Pourquoi ? Les subventions à l'achat sont-elles insuffisantes, ou d'autres facteurs entrent-ils en ligne de compte ?
Les mesures d'aide à l'achat combinent subventions (prime à la conversion en l'échange de la mise au rebut d'un véhicule ancien polluant, bonus écologique pour l'achat d'un véhicule propre, etc.), malus sur les émissions de CO2 ou le poids des véhicules et microcrédit « véhicules propres » (pour les ménages modestes).
La lutte contre la pollution atmosphérique dans les zones urbaines a mené à la mise en place d'interdictions de circulation dans le périmètre de zones à faibles émissions (ZFE).
La note de France Stratégie tente d'apporter des éléments de réponse à partir d'une analyse détaillée de l'impact des aides sur la rentabilité relative de la voiture électrique, selon les modèles et les types de ménages.
À l'usage, un véhicule électrique est moins onéreux qu'un véhicule thermique (même avec des prix élevés de l'électricité), mais le surcoût à l'achat este important.
Selon les véhicules et les ménages, les dispositifs de subventions à l'achat en vigueur considérés (bonus écologique, prime à la conversion, aide à l'installation d'une borne de recharge et taxe malus sur les émissions de CO2) compensent 50 % à 100 % du surcoût de la voiture électrique par rapport à un véhicule thermique.
Le surcoût à l'achat d'un véhicule électrique du segment B (voitures dites « citadines ») est de 16 000 euros.

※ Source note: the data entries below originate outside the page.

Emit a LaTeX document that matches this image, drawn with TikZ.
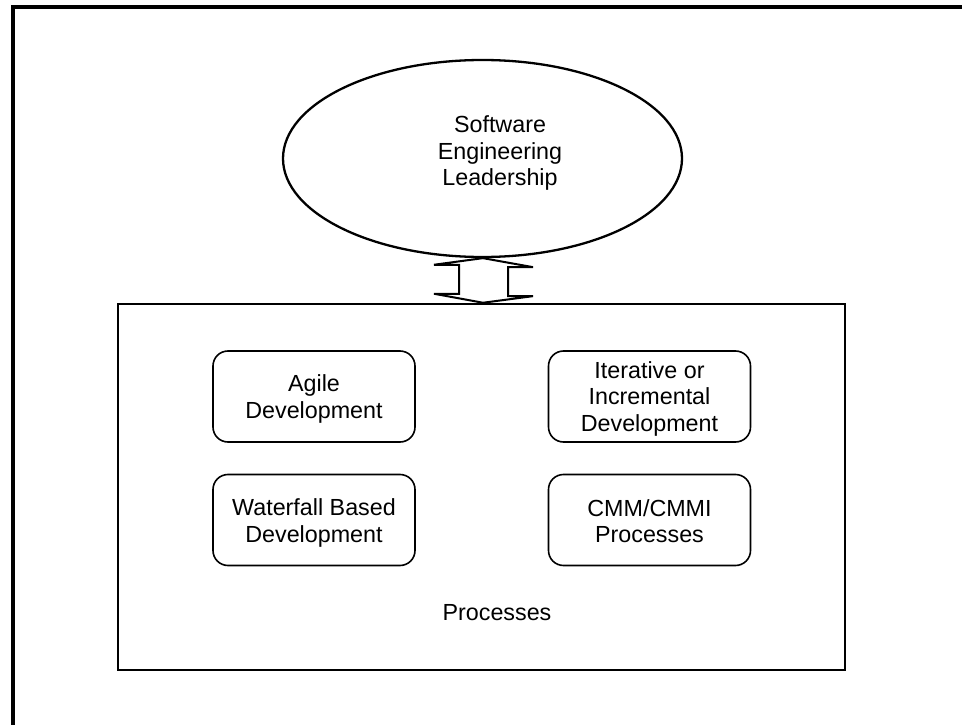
\documentclass[tikz,border=0pt]{standalone}
\usepackage{fontspec}
\setmainfont{Liberation Sans}
\usetikzlibrary{shapes.geometric,calc}
\begin{document}
\begin{tikzpicture}[x=1pt,y=-1pt,
  lbl/.style={font=\fontsize{23.3}{26.5}\selectfont, align=center, inner sep=0pt},
  rbox/.style={draw, line width=1.6pt, rounded corners=15pt, minimum width=202pt, minimum height=91pt, inner sep=0pt},
  thick frame/.style={line width=4pt},
  bigbox/.style={draw, line width=2.5pt, inner sep=0pt},
  ell/.style={draw, ellipse, line width=2.3pt, inner sep=0pt},
  dblarrow/.style={draw, line width=2pt, fill=white, line join=miter}]
\useasboundingbox (0,0) rectangle (962,725);
% outer frame (top and left only)
\coordinate (fbl) at (13,725);
\coordinate (ftl) at (13,7);
\coordinate (ftr) at (962,7);
\draw[thick frame] (fbl) -- (ftl) -- (ftr);
% leadership ellipse
\node[ell, minimum width=399pt, minimum height=197pt] (lead) at (482.5,158.5) {};
\node[lbl] (leadtxt) at (500,153) {Software\\Engineering\\Leadership};
% processes box
\node[bigbox, minimum width=727pt, minimum height=366pt] (proc) at (481.5,487) {};
\node[lbl] (proctxt) at (497,613) {Processes};
% inner rounded boxes
\node[rbox] (agile) at (314,396.5) {};
\node[lbl] (agiletxt) at (314,399) {Agile\\Development};
\node[rbox] (iter) at (649.5,396.5) {};
\node[lbl] (itertxt) at (649.5,398.5) {Iterative or\\Incremental\\Development};
\node[rbox] (water) at (314,520) {};
\node[lbl] (watertxt) at (314,523) {Waterfall Based\\Development};
\node[rbox] (cmm) at (649.5,520) {};
\node[lbl] (cmmtxt) at (649.5,521) {CMM/CMMI\\Processes};
% double arrow between ellipse and box
\coordinate (at) at ($(lead.south)+(0.5,0)$);
\coordinate (ab) at ($(proc.north)+(1.5,0)$);
\draw[dblarrow] (at) -- ++(50,9) -- ++(-25,0) -- ++(0,29) -- ++(25,0)
  -- (ab) -- ++(-49,-9) -- ++(25,0) -- ++(0,-29) -- ++(-25,0) -- cycle;
\end{tikzpicture}
\end{document}
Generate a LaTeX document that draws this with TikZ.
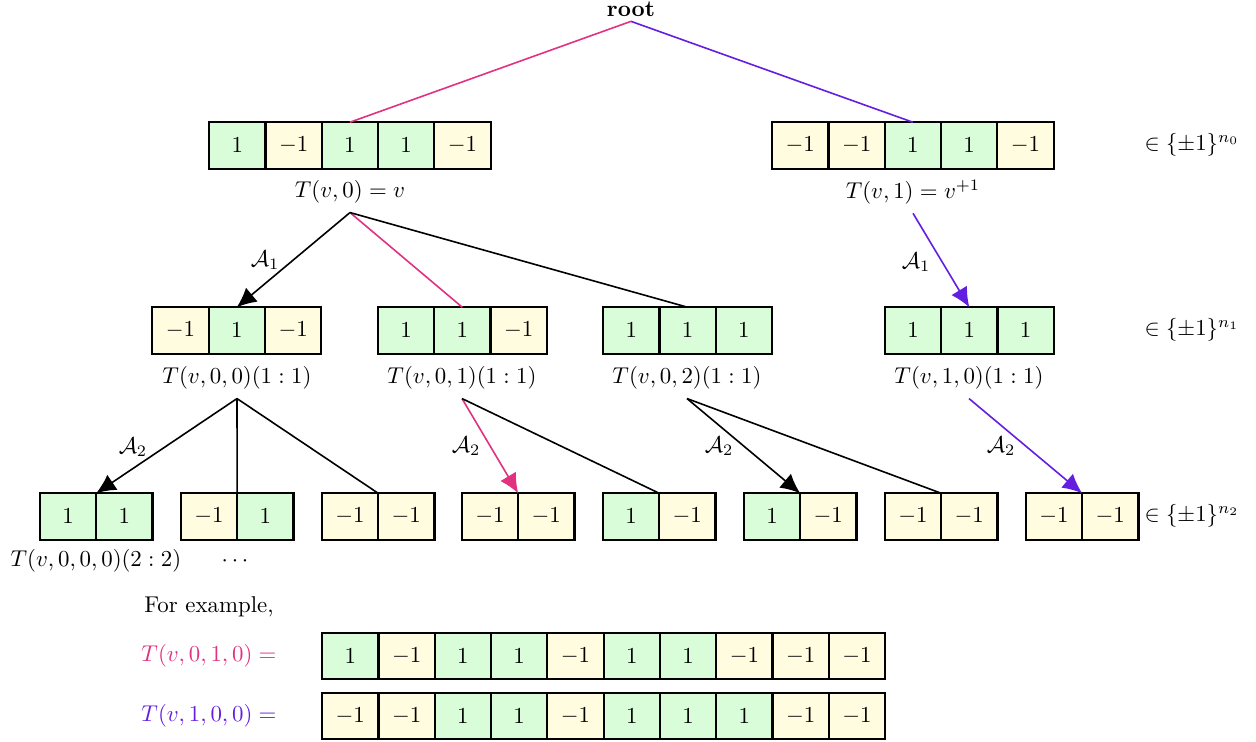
\documentclass[tikz,border=0pt]{standalone}
\usetikzlibrary{arrows.meta}
\definecolor{cg}{RGB}{217,252,217}
\definecolor{cy}{RGB}{255,252,224}
\definecolor{pinkc}{RGB}{224,50,128}
\definecolor{purp}{RGB}{100,30,224}
\newcommand\cellrow[4]{%
  \foreach \v [count=\i] in {#4} {%
    \ifnum\v<0 \def\cfill{cy}\else\def\cfill{cg}\fi
    \node[cell, fill=\cfill] (#1-\i) at ({#2+(\i-1)*56.3},#3) {$\v$};
  }
  \foreach \v [count=\i] in {#4} {%
    \draw[cellborder] (#1-\i.south west) rectangle (#1-\i.north east);
  }}
\tikzset{
  cell/.style={minimum width={56.3*0.01538cm}, minimum height={46.5*0.01538cm}, inner sep=0pt, outer sep=0pt},
  cellborder/.style={line width=0.95pt},
  lab/.style={inner sep=2pt, outer sep=2pt},
  conn/.style={line width=0.7pt},
  arr/.style={-{Latex[length=3mm,width=2.8mm]}},
}
\begin{document}
\begin{tikzpicture}[x=0.01538cm, y=-0.01538cm]
\useasboundingbox (0,0) rectangle (1256,742);
\node[font=\bfseries, inner sep=2pt] (root) at (631,9) {root};
% level 0
\cellrow{L0}{237.3}{145.5}{1,-1,1,1,-1}
\cellrow{R0}{800.3}{145.5}{-1,-1,1,1,-1}
\node[lab] (lab0) at (350,192) {$T(v,0)=v$};
\node[lab] (lab1) at (913,192) {$T(v,1)=v^{+1}$};
\node (set0) at (1192,145) {$\in\{\pm1\}^{n_0}$};
% level 1
\cellrow{A}{180.5}{330.5}{-1,1,-1}
\cellrow{B}{406}{330.5}{1,1,-1}
\cellrow{C}{631.3}{330.5}{1,1,1}
\cellrow{D}{913}{330.5}{1,1,1}
\node[lab] (labA) at (237,378) {$T(v,0,0)(1:1)$};
\node[lab] (labB) at (462,378) {$T(v,0,1)(1:1)$};
\node[lab] (labC) at (687,378) {$T(v,0,2)(1:1)$};
\node[lab] (labD) at (969,378) {$T(v,1,0)(1:1)$};
\node (set1) at (1192,330) {$\in\{\pm1\}^{n_1}$};
% level 2
\cellrow{E1}{68}{516.5}{1,1}
\cellrow{E2}{209}{516.5}{-1,1}
\cellrow{E3}{350}{516.5}{-1,-1}
\cellrow{E4}{490}{516.5}{-1,-1}
\cellrow{E5}{631}{516.5}{1,-1}
\cellrow{E6}{772}{516.5}{1,-1}
\cellrow{E7}{913}{516.5}{-1,-1}
\cellrow{E8}{1054}{516.5}{-1,-1}
\node (set2) at (1192,516) {$\in\{\pm1\}^{n_2}$};
\node (labE) at (96,561) {$T(v,0,0,0)(2:2)$};
\node (dots) at (235,561) {$\cdots$};
% level 0 edges
\draw[conn, pinkc] (root.south) -- (L0-3.north);
\draw[conn, purp] (root.south) -- (R0-3.north);
% level 1 edges
\draw[conn, arr] (lab0.south) -- (A-2.north);
\draw[conn, pinkc] (lab0.south) -- (B-2.north);
\draw[conn] (lab0.south) -- (C-2.north);
\draw[conn, arr, purp] (lab1.south) -- (D-2.north);
\node (a1l) at (265,260) {$\mathcal{A}_1$};
\node (a1r) at (916,262) {$\mathcal{A}_1$};
% level 2 edges
\draw[conn, arr] (labA.south) -- (E1-1.north east);
\draw[conn] (labA.south) -- (E2-1.north east);
\draw[conn] (labA.south) -- (E3-1.north east);
\draw[conn, arr, pinkc] (labB.south) -- (E4-1.north east);
\draw[conn] (labB.south) -- (E5-1.north east);
\draw[conn, arr] (labC.south) -- (E6-1.north east);
\draw[conn] (labC.south) -- (E7-1.north east);
\draw[conn, arr, purp] (labD.south) -- (E8-1.north east);
\node (a2a) at (133,447) {$\mathcal{A}_2$};
\node (a2b) at (466,446) {$\mathcal{A}_2$};
\node (a2c) at (719,446) {$\mathcal{A}_2$};
\node (a2d) at (1001,446) {$\mathcal{A}_2$};
% examples
\node (fe) at (209,607) {For example,};
\node[text=pinkc] (ex1) at (209,656) {$T(v,0,1,0)=$};
\node[text=purp] (ex2) at (209,716) {$T(v,1,0,0)=$};
\cellrow{X}{350.3}{656}{1,-1,1,1,-1,1,1,-1,-1,-1}
\cellrow{Y}{350.3}{716}{-1,-1,1,1,-1,1,1,1,-1,-1}
\end{tikzpicture}
\end{document}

Ce surcoût est en partie compensé par les subventions au passage à l'électrique (8 800 euros), le gain à l'usage (1 200 euros par an) et à la revente (en supposant que les véhicules électriques et thermiques se dévalorisent au même taux de décote, ce qui est loin d'être acquis du fait de la durée de vie des batteries haute tension pour un usage automobile estimée à 10 ans).
À l'usage, le véhicule électrique est moins coûteux pour un ménage (économie de l'ordre de 1 200 euros par an en tenant compte de l'entretien et de la facture énergétique pour un véhicule du segment B). L'ampleur des gains à la revente dépendra de l'évolution de la valeur résiduelle des véhicules électriques ou thermiques. Celle des véhicules à moteur thermique peut être amenée à baisser à mesure que des restrictions de circulation se développent, ou encore selon l'évolution des prix des carburants. L'incertitude demeure sur l'évolution de la valeur résiduelle des voitures électriques, ce qui rend difficile l'affirmation d'une différence de décote entre motorisations : même s'il semble que ces dernières se détériorent plus lentement que les véhicules thermiques, elles pourraient subir une décote plus importante en cas de progrès technique rapide, notamment sur l'autonomie des batteries. Symétriquement, le prix des voitures thermiques d'occasion pourrait être accru suite à leur interdiction de vente à partir de 2035.
Le surcoût à l'achat peut être ramené à environ 7 200 euros avec les aides.
Pour un ménage intermédiaire ou aisé, le surcoût à l'investissement d'un véhicule de segment B électrique par rapport à un véhicule thermique équivalent demeure important, même en tenant compte des aides en vigueur.
Parmi les dispositifs considérés, seule la prime à la conversion prévoit un renforcement spécifique selon le revenu fiscal de référence annuel par part pour l'achat d'un véhicule électrique (jusqu'à 5 000 euros pour les ménages très modestes, ce qui reste moins élevé que le bonus écologique, contre 2 500 euros sinon). En outre, les ménages modestes et très modestes bénéficient d'une prime pour les véhicules thermiques les moins polluants. Néanmoins, même avec les aides, le passage à l'électrique demeure peu accessible pour de nombreux ménages. Par exemple, pour un véhicule électrique de segment B, le surcoût à l'achat reste d'environ 8 000 euros par rapport à un véhicule thermique du même segment, et l'investissement total avec aides de presque 25 000 euros.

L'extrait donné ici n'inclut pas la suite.